Shape of Dynamical Heterogeneities and the Stokes-Einstein and Stokes-Einstein-Debye Relations in Suspensions of Colloidal Ellipsoids

TL;DR

This study investigates how the shape of dynamical heterogeneities affects the validity of the Stokes-Einstein and Stokes-Einstein-Debye relations in colloidal ellipsoid suspensions, revealing shape-dependent breakdowns and restorations of these relations.

Contribution

It demonstrates that the shape change of dynamical heterogeneities from string-like to compact causes the breakdown of SE and SED relations, and shows how attractions can preserve these relations.

Findings

Shape change from string-like to compact causes relation breakdown.

Attractions maintain relation validity even in supercooling.

Numerical predictions are consistent with experimental observations.

Abstract

We examine the role of shape of dynamical heterogeneities on the validity of the Stokes-Einstein (SE) and Stokes-Einstein-Debye (SED) relations in quasi-two-dimensional suspensions of colloidal ellipsoids. For ellipsoids with repulsive interactions, although the orientational relaxation time remains coupled to the structural one, the SED relation by the Einstein formalism shows a breakdown.

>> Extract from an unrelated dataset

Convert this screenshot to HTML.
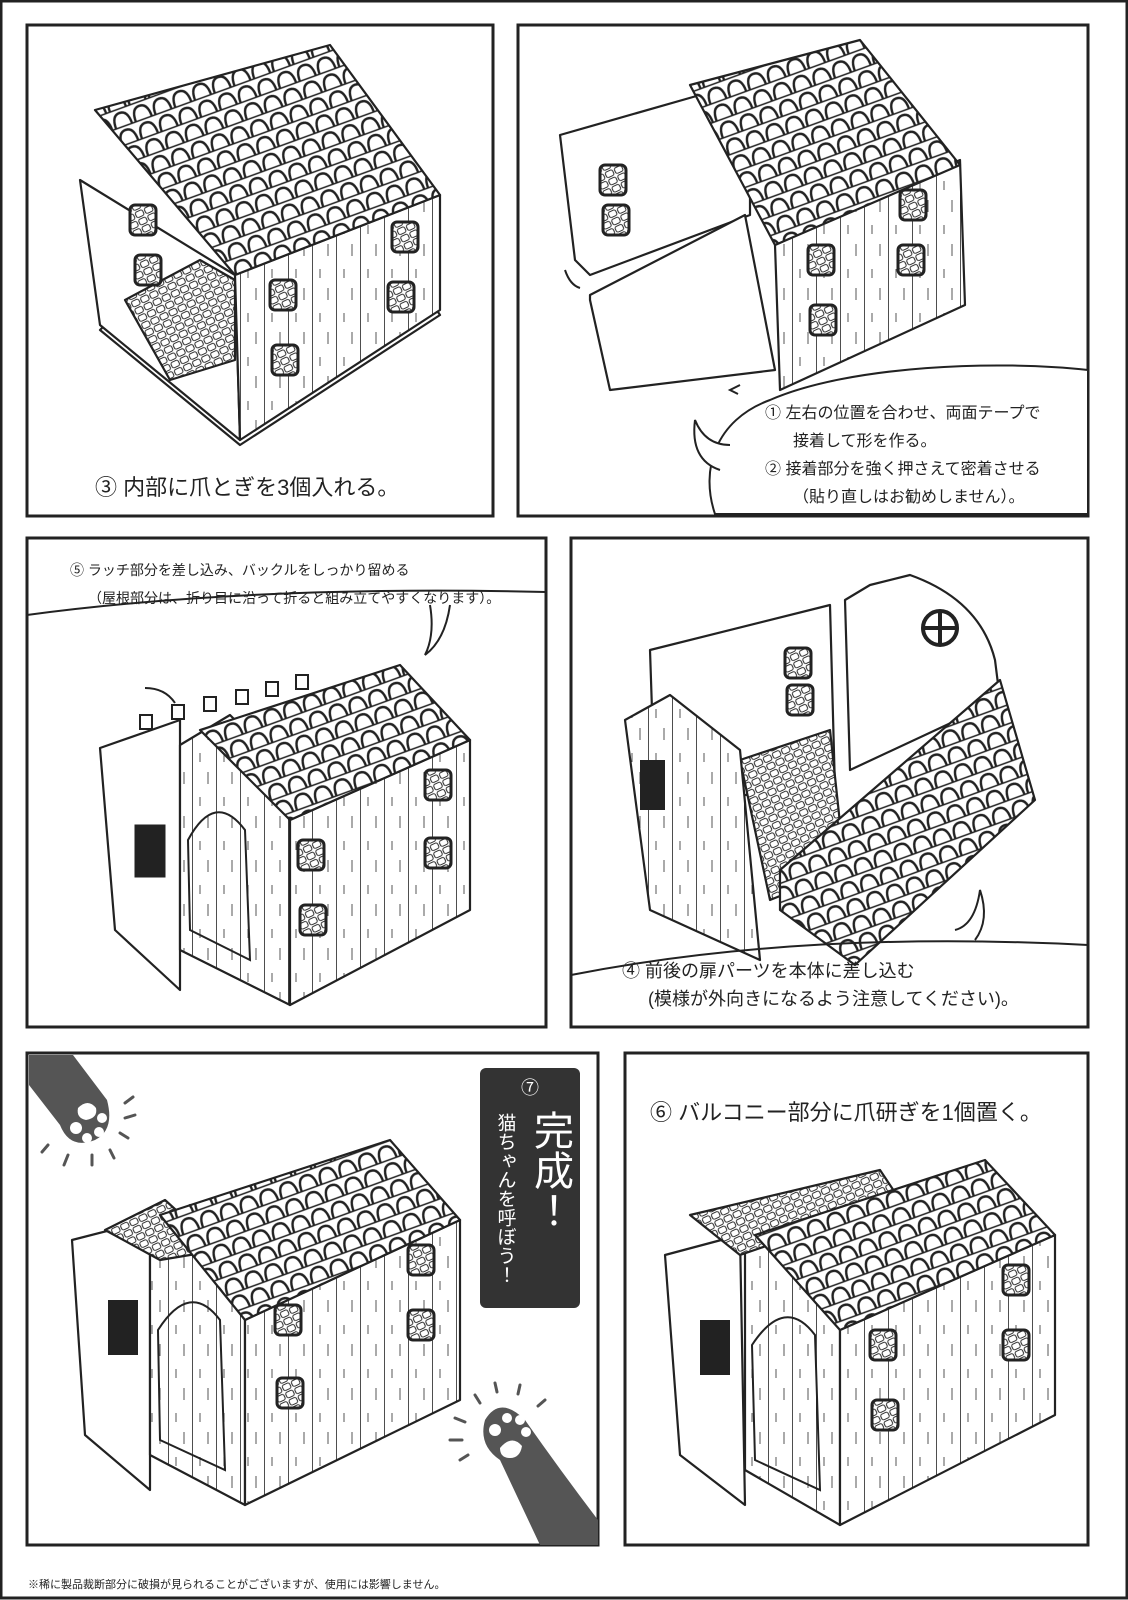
<!DOCTYPE html>
<html><head><meta charset="utf-8"><style>
html,body{margin:0;padding:0;background:#fff}
svg{display:block}
text{font-family:"Liberation Sans","Noto Sans CJK JP",sans-serif;fill:#222}
</style></head><body>
<svg width="1128" height="1600" viewBox="0 0 1128 1600" xmlns="http://www.w3.org/2000/svg">
<defs>
<pattern id="tile" width="21" height="18" patternUnits="userSpaceOnUse" patternTransform="rotate(-20)">
<rect width="21" height="18" fill="#fff"/>
<path d="M2 17 Q2 3 10.5 3 Q19 3 19 17" fill="none" stroke="#222" stroke-width="2.4"/>
<line x1="0" y1="17" x2="21" y2="17" stroke="#222" stroke-width="1.5"/>
</pattern>
<pattern id="plank" width="24" height="44" patternUnits="userSpaceOnUse">
<rect width="24" height="44" fill="#fff"/>
<line x1="0" y1="0" x2="0" y2="44" stroke="#222" stroke-width="1.6"/>
<line x1="8" y1="5" x2="8" y2="14" stroke="#555" stroke-width="1"/>
<line x1="16" y1="24" x2="16" y2="36" stroke="#555" stroke-width="1"/>
</pattern>
<pattern id="mat" width="10" height="8" patternUnits="userSpaceOnUse" patternTransform="rotate(-25)">
<rect width="10" height="8" fill="#fff"/>
<rect x="1" y="1" width="8" height="6" rx="2" fill="none" stroke="#333" stroke-width="1.1"/>
</pattern>
<g id="win"><rect x="0" y="0" width="26" height="30" rx="5" fill="url(#mat)" stroke="#222" stroke-width="3"/></g>
</defs>
<rect width="1128" height="1600" fill="#fff"/>
<rect x="1" y="1" width="1126" height="1597" fill="none" stroke="#222" stroke-width="3"/>
<g fill="none" stroke="#222" stroke-width="3">
<rect x="27" y="25" width="466" height="491"/>
<rect x="518" y="25" width="570" height="491"/>
<rect x="27" y="538" width="519" height="489"/>
<rect x="571" y="538" width="517" height="489"/>
<rect x="27" y="1053" width="571" height="492"/>
<rect x="625" y="1053" width="463" height="492"/>
</g>

<!-- Panel 1 house -->
<g stroke="#222" stroke-width="2.2" stroke-linejoin="round">
<polygon points="100,330 240,445 440,315 430,300 240,425 110,320" fill="#fff"/>
<polygon points="80,180 235,275 240,440 100,325" fill="#fff"/>
<polygon points="125,300 200,260 235,280 235,360 170,380" fill="url(#mat)"/>
<polygon points="235,275 440,195 440,310 240,440" fill="url(#plank)"/>
<polygon points="95,110 330,45 440,195 235,275" fill="url(#tile)"/>
</g>
<use href="#win" x="130" y="205"/><use href="#win" x="135" y="255"/>
<use href="#win" x="270" y="280"/><use href="#win" x="272" y="345"/>
<use href="#win" x="392" y="222"/><use href="#win" x="388" y="282"/>
<text x="95" y="495" font-size="22">③ 内部に爪とぎを3個入れる。</text>

<!-- Panel 2 house -->
<g stroke="#222" stroke-width="2.2" stroke-linejoin="round">
<polygon points="560,135 700,95 750,120 750,215 590,275 575,260" fill="#fff"/>
<polygon points="590,295 745,215 775,370 610,390 590,300" fill="#fff"/>
<polygon points="775,245 960,160 965,305 780,390" fill="url(#plank)"/>
<polygon points="690,85 860,40 960,165 775,245" fill="url(#tile)"/>
</g>
<use href="#win" x="600" y="165"/><use href="#win" x="603" y="205"/>
<use href="#win" x="808" y="245"/><use href="#win" x="810" y="305"/>
<use href="#win" x="900" y="190"/><use href="#win" x="898" y="245"/>
<path d="M740 385 l-10 5 8 4" fill="none" stroke="#222" stroke-width="2"/>
<path d="M565 270 q5 15 15 18" fill="none" stroke="#222" stroke-width="2"/>
<path d="M715 514 C700 470 715 420 770 400 C850 365 1000 360 1088 370 L1088 514 Z" fill="#fff" stroke="#222" stroke-width="2"/>
<path d="M720 470 q-30 -10 -25 -50 q10 25 35 25" fill="#fff" stroke="#222" stroke-width="2"/>
<g font-size="16"><text x="765" y="418">① 左右の位置を合わせ、両面テープで</text>
<text x="793" y="446">接着して形を作る。</text>
<text x="765" y="474">② 接着部分を強く押さえて密着させる</text>
<text x="793" y="502">（貼り直しはお勧めしません）。</text></g>

<!-- Panel 3 -->
<g font-size="14"><text x="70" y="575">⑤ ラッチ部分を差し込み、バックルをしっかり留める</text>
<text x="88" y="603">（屋根部分は、折り目に沿って折ると組み立てやすくなります）。</text></g>
<path d="M27 615 Q250 585 546 592" fill="none" stroke="#222" stroke-width="2"/>
<path d="M430 605 q5 30 -5 50 q20 -15 25 -50" fill="#fff" stroke="#222" stroke-width="2"/>
<g stroke="#222" stroke-width="2.2" stroke-linejoin="round">
<polygon points="100,748 180,720 180,990 115,930" fill="#fff"/>
<polygon points="180,745 230,715 290,775 290,1005 180,950" fill="url(#plank)"/>
<polygon points="290,820 470,740 470,910 290,1005" fill="url(#plank)"/>
<polygon points="200,730 400,665 470,740 290,820" fill="url(#tile)"/>
</g>
<g fill="#fff" stroke="#222" stroke-width="2"><rect x="140" y="715" width="12" height="14"/><rect x="172" y="705" width="12" height="14"/><rect x="204" y="697" width="12" height="14"/><rect x="236" y="690" width="12" height="14"/><rect x="266" y="682" width="12" height="14"/><rect x="296" y="675" width="12" height="14"/></g>
<rect x="135" y="825" width="30" height="52" fill="#222" stroke="#222"/>
<path d="M188 840 Q215 790 245 830 L250 960 L190 930 Z" fill="url(#plank)" stroke="#222" stroke-width="2"/>
<use href="#win" x="298" y="840"/><use href="#win" x="300" y="905"/>
<use href="#win" x="425" y="770"/><use href="#win" x="425" y="838"/>
<path d="M145 688 q20 0 30 15" fill="none" stroke="#222" stroke-width="2"/>

<!-- Panel 4 -->
<g stroke="#222" stroke-width="2.2" stroke-linejoin="round">
<polygon points="650,650 830,605 835,790 655,800" fill="#fff"/>
<path d="M845 600 L870 585 L910 575 Q980 600 995 660 L1000 700 L850 770 Z" fill="#fff"/>
<polygon points="740,760 830,730 845,870 770,900" fill="url(#mat)"/>
<polygon points="625,720 670,695 740,750 760,960 650,910" fill="url(#plank)"/>
<polygon points="780,870 1000,680 1035,800 855,965 780,910" fill="url(#tile)"/>
</g>
<circle cx="940" cy="628" r="17" fill="#fff" stroke="#222" stroke-width="4"/>
<path d="M923 628 h34 M940 611 v34" stroke="#222" stroke-width="4"/>
<rect x="640" y="760" width="25" height="50" fill="#222"/>
<use href="#win" x="785" y="648"/><use href="#win" x="787" y="685"/>
<path d="M571 975 Q800 930 1088 945" fill="none" stroke="#222" stroke-width="2"/>
<path d="M955 930 q20 -5 25 -40 q10 30 -5 50" fill="#fff" stroke="#222" stroke-width="2"/>
<g font-size="18"><text x="622" y="977">④ 前後の扉パーツを本体に差し込む</text>
<text x="648" y="1005">(模様が外向きになるよう注意してください)。</text></g>

<!-- Panel 5 -->
<path d="M29 1055 L73 1055 L107 1100 Q115 1130 95 1140 Q70 1150 60 1125 L29 1085 Z" fill="#555"/>
<g fill="#fff"><circle cx="76" cy="1128" r="6"/><circle cx="87" cy="1138" r="5"/><circle cx="99" cy="1132" r="5"/><circle cx="102" cy="1118" r="5"/><path d="M78 1108 q10 -10 18 0 q2 10 -10 12 q-10 -2 -8 -12z"/></g>
<g stroke="#555" stroke-width="3" stroke-linecap="round"><line x1="125" y1="1118" x2="135" y2="1115"/><line x1="125" y1="1103" x2="133" y2="1097"/><line x1="120" y1="1133" x2="128" y2="1138"/><line x1="110" y1="1150" x2="114" y2="1158"/><line x1="92" y1="1155" x2="92" y2="1165"/><line x1="68" y1="1155" x2="64" y2="1165"/><line x1="48" y1="1145" x2="42" y2="1152"/></g>
<path d="M540 1545 L598 1545 L598 1520 Q560 1470 525 1420 Q500 1395 485 1420 Q478 1445 500 1460 Z" fill="#555"/>
<g fill="#fff"><circle cx="495" cy="1430" r="6"/><circle cx="507" cy="1418" r="5"/><circle cx="520" cy="1420" r="5"/><circle cx="526" cy="1432" r="5"/><path d="M500 1448 q12 -14 22 -2 q-2 12 -12 12 q-10 0 -10 -10z"/></g>
<g stroke="#555" stroke-width="3" stroke-linecap="round"><line x1="450" y1="1440" x2="462" y2="1440"/><line x1="455" y1="1418" x2="465" y2="1422"/><line x1="460" y1="1460" x2="468" y2="1455"/><line x1="475" y1="1395" x2="480" y2="1403"/><line x1="495" y1="1383" x2="497" y2="1392"/><line x1="520" y1="1385" x2="518" y2="1394"/><line x1="545" y1="1400" x2="538" y2="1406"/></g>
<rect x="480" y="1068" width="100" height="240" rx="6" fill="#333"/>
<text x="530" y="1094" font-size="18" text-anchor="middle" style="fill:#fff">⑦</text>
<text x="550" y="1110" font-size="40" style="fill:#fff;writing-mode:vertical-rl">完成！</text>
<text x="505" y="1113" font-size="19" style="fill:#fff;writing-mode:vertical-rl">猫ちゃんを呼ぼう！</text>
<g stroke="#222" stroke-width="2.2" stroke-linejoin="round">
<polygon points="72,1240 150,1220 150,1490 85,1435" fill="#fff"/>
<polygon points="150,1230 190,1205 245,1270 245,1505 150,1455" fill="url(#plank)"/>
<polygon points="245,1320 460,1220 460,1400 245,1505" fill="url(#plank)"/>
<polygon points="105,1230 165,1200 220,1250 160,1260" fill="url(#mat)"/>
<polygon points="160,1215 390,1140 460,1220 245,1320" fill="url(#tile)"/>
</g>
<rect x="108" y="1300" width="30" height="55" fill="#222"/>
<path d="M158 1330 Q190 1280 220 1320 L225 1470 L160 1440 Z" fill="url(#plank)" stroke="#222" stroke-width="2"/>
<use href="#win" x="275" y="1305"/><use href="#win" x="277" y="1378"/>
<use href="#win" x="408" y="1245"/><use href="#win" x="408" y="1310"/>

<!-- Panel 6 -->
<text x="650" y="1120" font-size="22">⑥ バルコニー部分に爪研ぎを1個置く。</text>
<g stroke="#222" stroke-width="2.2" stroke-linejoin="round">
<polygon points="665,1255 740,1235 745,1505 680,1455" fill="#fff"/>
<polygon points="745,1245 785,1215 840,1280 840,1525 745,1470" fill="url(#plank)"/>
<polygon points="840,1330 1055,1235 1055,1415 840,1525" fill="url(#plank)"/>
<polygon points="690,1215 880,1170 900,1200 740,1255" fill="url(#mat)"/>
<polygon points="755,1235 985,1160 1055,1235 840,1330" fill="url(#tile)"/>
</g>
<rect x="700" y="1320" width="30" height="55" fill="#222"/>
<path d="M752 1345 Q785 1295 815 1335 L820 1490 L755 1460 Z" fill="url(#plank)" stroke="#222" stroke-width="2"/>
<use href="#win" x="870" y="1330"/><use href="#win" x="872" y="1400"/>
<use href="#win" x="1003" y="1265"/><use href="#win" x="1003" y="1330"/>

<text x="28" y="1588" font-size="11">※稀に製品裁断部分に破損が見られることがございますが、使用には影響しません。</text>
</svg>
</body></html>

Strikingly, we find that it is the change in the shape of the dynamical heterogeneities from string-like to compact and not just their presence that results in the breakdown of both the SE and SED relations. On introducing a short-range depletion attraction between the ellipsoids, associated with the lack of morphological evolution of dynamical heterogeneities, the SE and SED relations remain valid even for deep supercooling. Our observations are consistent with numerical predictions.